Once the pictures are set aside, transcribe the remaining data exactly.

## Data
▬▬▬▬▬▬

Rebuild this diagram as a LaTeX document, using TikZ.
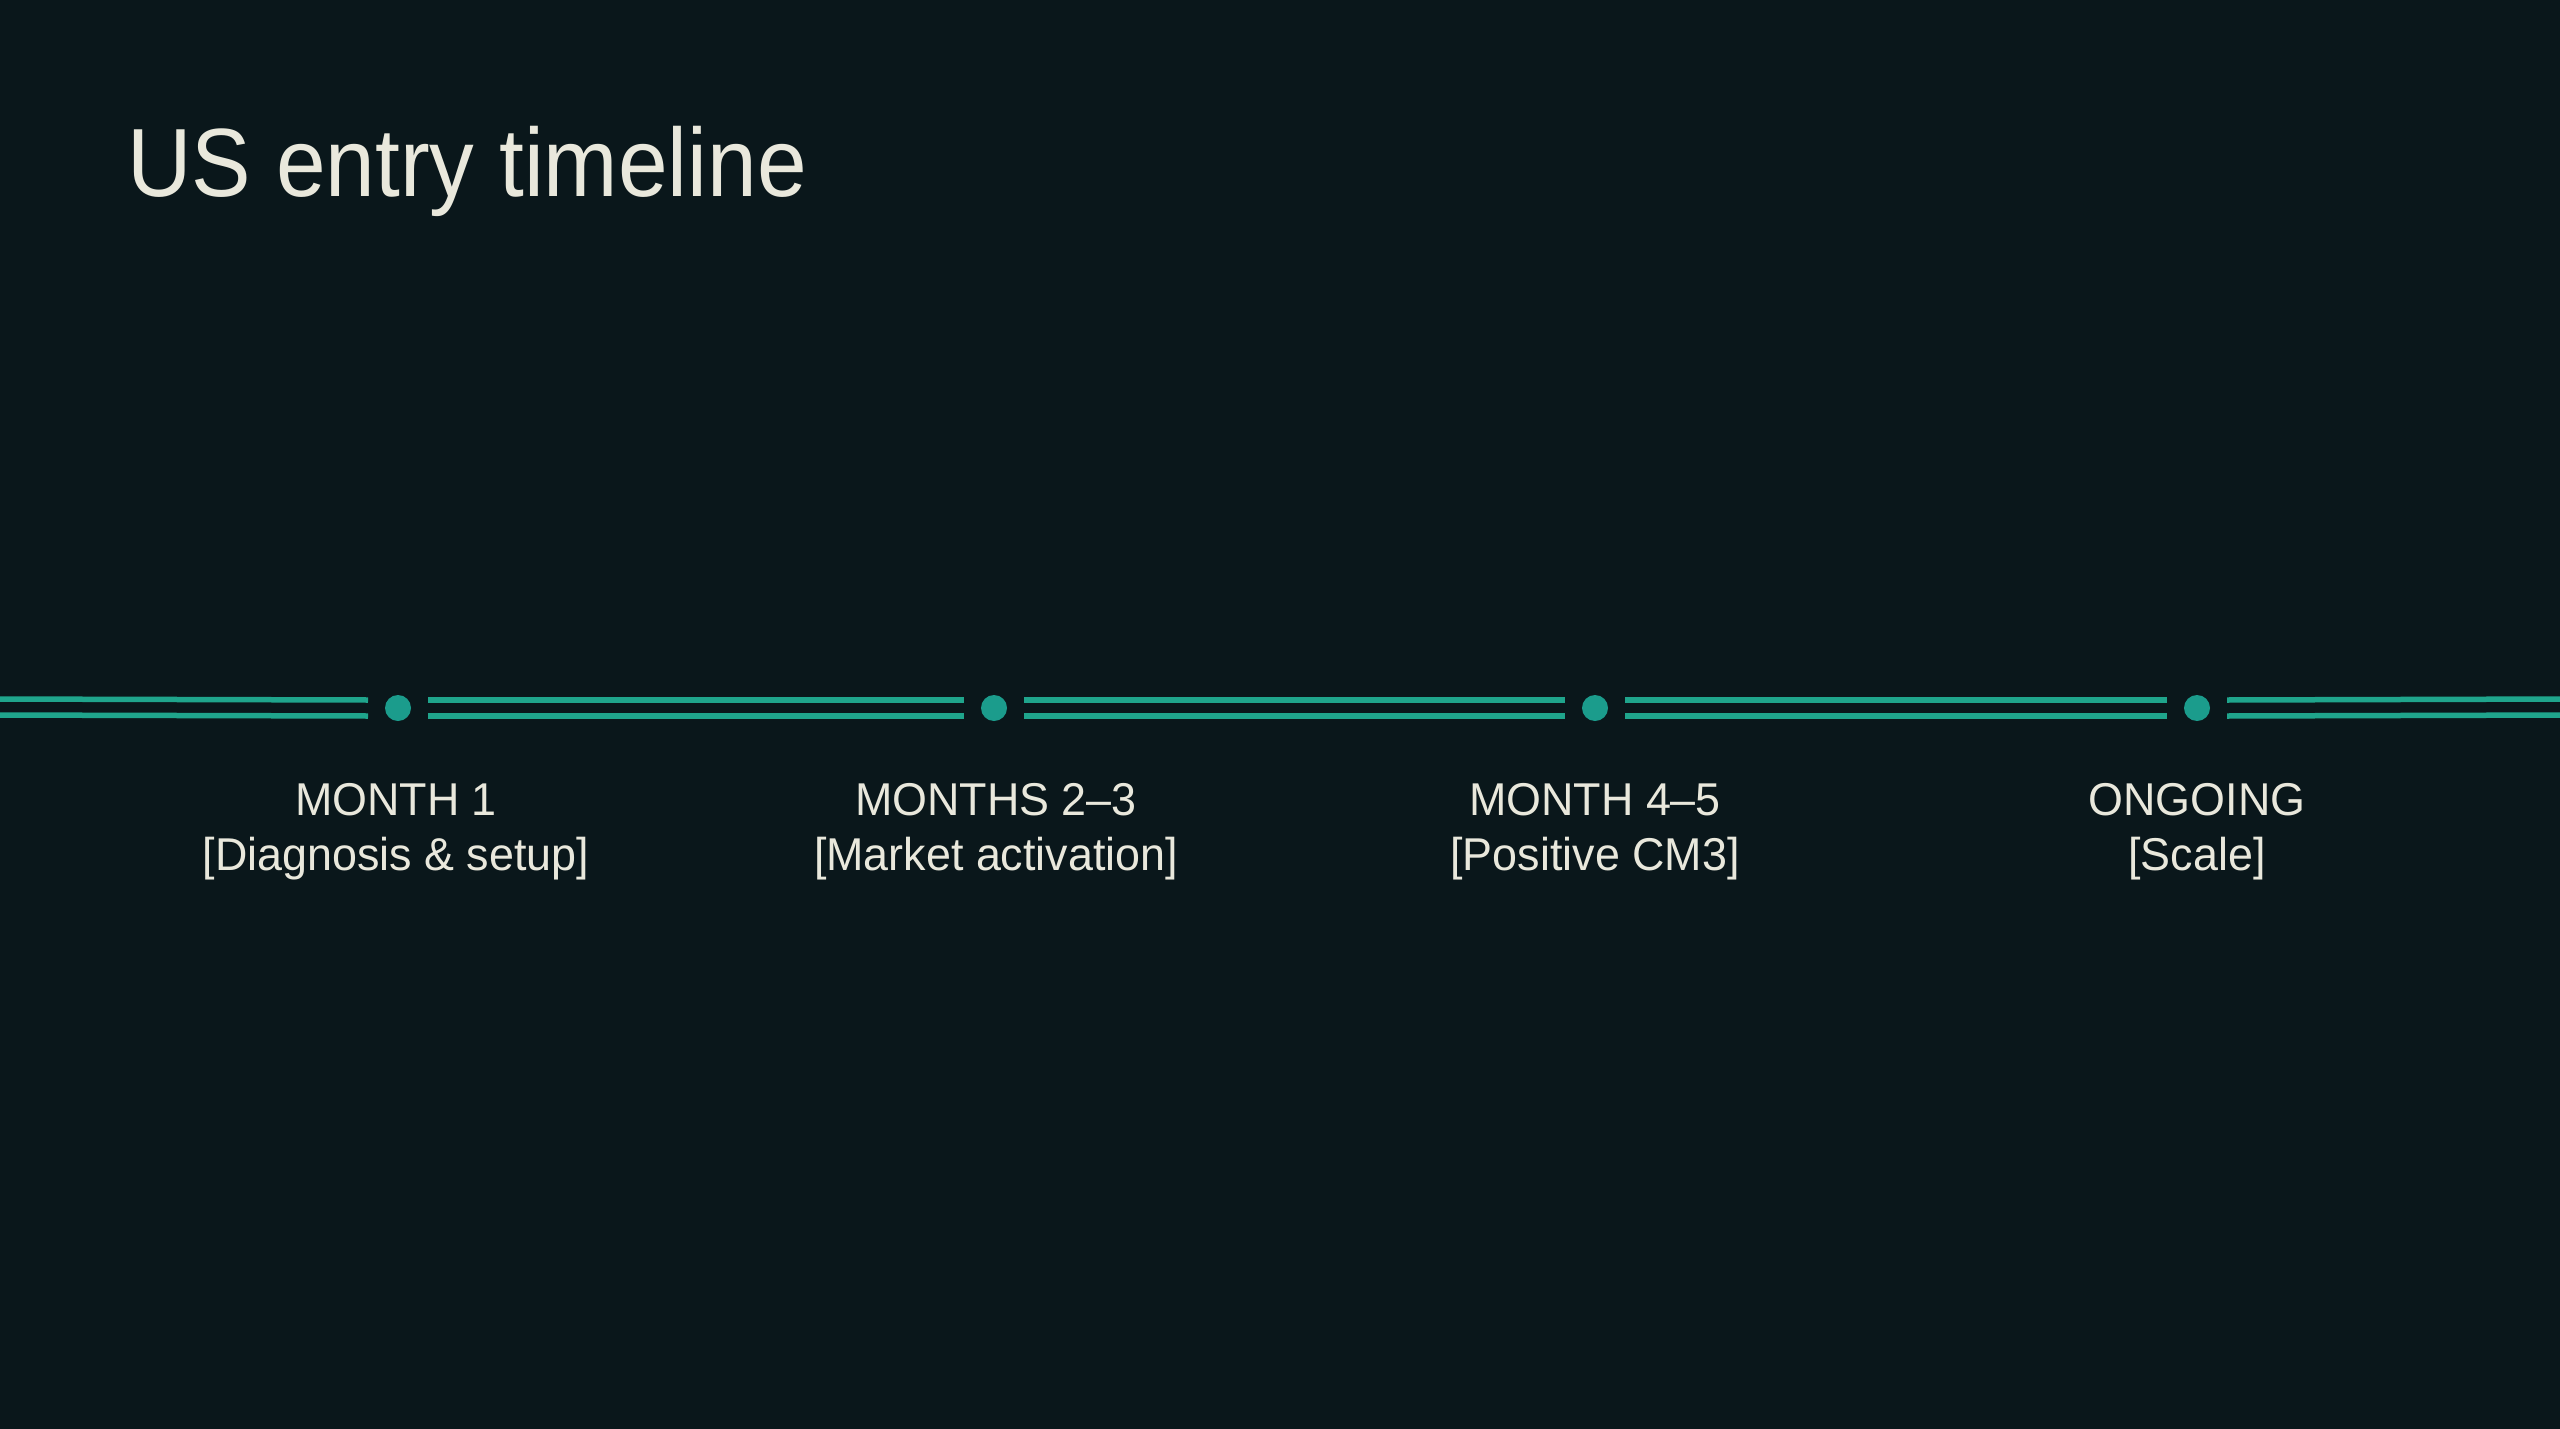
\documentclass[tikz,border=0pt]{standalone}
\usepackage{fontspec}
\setmainfont[FakeStretch=0.975]{Liberation Sans}
\newfontfamily\titlefont[FakeStretch=0.92]{Liberation Sans}
\usetikzlibrary{calc}
\definecolor{bgc}{HTML}{0A171B}
\definecolor{linec}{HTML}{1FA58C}
\definecolor{dotc}{HTML}{1B9C8C}
\definecolor{txtc}{HTML}{E9E8DC}
\tikzset{
  px/.style={x=0.5pt,y=-0.5pt},
  dotnode/.style={circle,fill=dotc,draw=none,inner sep=0pt,minimum size=13pt},
  rail/.style={draw=linec,line width=2.75pt},
  headtxt/.style={text=txtc,inner sep=0pt,font=\fontsize{23}{27.5}\selectfont,anchor=base},
  titletxt/.style={text=txtc,inner sep=0pt,font=\titlefont\fontsize{48.5}{58}\selectfont,anchor=base west}
}
\begin{document}
\begin{tikzpicture}[px]
\fill[bgc] (0,0) rectangle (2560,1429);
\useasboundingbox (0,0) rectangle (2560,1429);
\node[titletxt] (title) at (127,197) {US entry timeline};
\coordinate (L) at (-10,707);
\coordinate (R) at (2570,707);
\node[dotnode] (d1) at (398,708) {};
\node[dotnode] (d2) at (994,708) {};
\node[dotnode] (d3) at (1595,708) {};
\node[dotnode] (d4) at (2197,708) {};
\foreach \dy in {-8,8}{
  \draw[rail] ($(L)+(0,\dy)$) -- ($(d1)+(-30,\dy)$);
  \draw[rail] ($(d1)+(30,\dy)$) -- ($(d2)+(-30,\dy)$);
  \draw[rail] ($(d2)+(30,\dy)$) -- ($(d3)+(-30,\dy)$);
  \draw[rail] ($(d3)+(30,\dy)$) -- ($(d4)+(-30,\dy)$);
  \draw[rail] ($(d4)+(30,\dy)$) -- ($(R)+(0,\dy)$);
}
\node[headtxt] (m1a) at (396,815) {MONTH 1};
\node[headtxt] (m1b) at (396,870) {[Diagnosis \& setup]};
\node[headtxt] (m2a) at (996,815) {MONTHS 2–3};
\node[headtxt] (m2b) at (996,870) {[Market activation]};
\node[headtxt] (m3a) at (1595,815) {MONTH 4–5};
\node[headtxt] (m3b) at (1595,870) {[Positive CM3]};
\node[headtxt] (m4a) at (2197,815) {ONGOING};
\node[headtxt] (m4b) at (2197,870) {[Scale]};
\end{tikzpicture}
\end{document}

▬▬▬▬▬▬

## Exercise output
Rebuild this diagram as a LaTeX document, using TikZ.
\documentclass[tikz,border=0pt]{standalone}
\usepackage{fontspec}
\setmainfont[FakeStretch=0.975]{Liberation Sans}
\newfontfamily\titlefont[FakeStretch=0.92]{Liberation Sans}
\usetikzlibrary{calc}
\definecolor{bgc}{HTML}{0A171B}
\definecolor{linec}{HTML}{1FA58C}
\definecolor{dotc}{HTML}{1B9C8C}
\definecolor{txtc}{HTML}{E9E8DC}
\tikzset{
  px/.style={x=0.5pt,y=-0.5pt},
  dotnode/.style={circle,fill=dotc,draw=none,inner sep=0pt,minimum size=13pt},
  rail/.style={draw=linec,line width=2.75pt},
  headtxt/.style={text=txtc,inner sep=0pt,font=\fontsize{23}{27.5}\selectfont,anchor=base},
  titletxt/.style={text=txtc,inner sep=0pt,font=\titlefont\fontsize{48.5}{58}\selectfont,anchor=base west}
}
\begin{document}
\begin{tikzpicture}[px]
\fill[bgc] (0,0) rectangle (2560,1429);
\useasboundingbox (0,0) rectangle (2560,1429);
\node[titletxt] (title) at (127,197) {US entry timeline};
\coordinate (L) at (-10,707);
\coordinate (R) at (2570,707);
\node[dotnode] (d1) at (398,708) {};
\node[dotnode] (d2) at (994,708) {};
\node[dotnode] (d3) at (1595,708) {};
\node[dotnode] (d4) at (2197,708) {};
\foreach \dy in {-8,8}{
  \draw[rail] ($(L)+(0,\dy)$) -- ($(d1)+(-30,\dy)$);
  \draw[rail] ($(d1)+(30,\dy)$) -- ($(d2)+(-30,\dy)$);
  \draw[rail] ($(d2)+(30,\dy)$) -- ($(d3)+(-30,\dy)$);
  \draw[rail] ($(d3)+(30,\dy)$) -- ($(d4)+(-30,\dy)$);
  \draw[rail] ($(d4)+(30,\dy)$) -- ($(R)+(0,\dy)$);
}
\node[headtxt] (m1a) at (396,815) {MONTH 1};
\node[headtxt] (m1b) at (396,870) {[Diagnosis \& setup]};
\node[headtxt] (m2a) at (996,815) {MONTHS 2–3};
\node[headtxt] (m2b) at (996,870) {[Market activation]};
\node[headtxt] (m3a) at (1595,815) {MONTH 4–5};
\node[headtxt] (m3b) at (1595,870) {[Positive CM3]};
\node[headtxt] (m4a) at (2197,815) {ONGOING};
\node[headtxt] (m4b) at (2197,870) {[Scale]};
\end{tikzpicture}
\end{document}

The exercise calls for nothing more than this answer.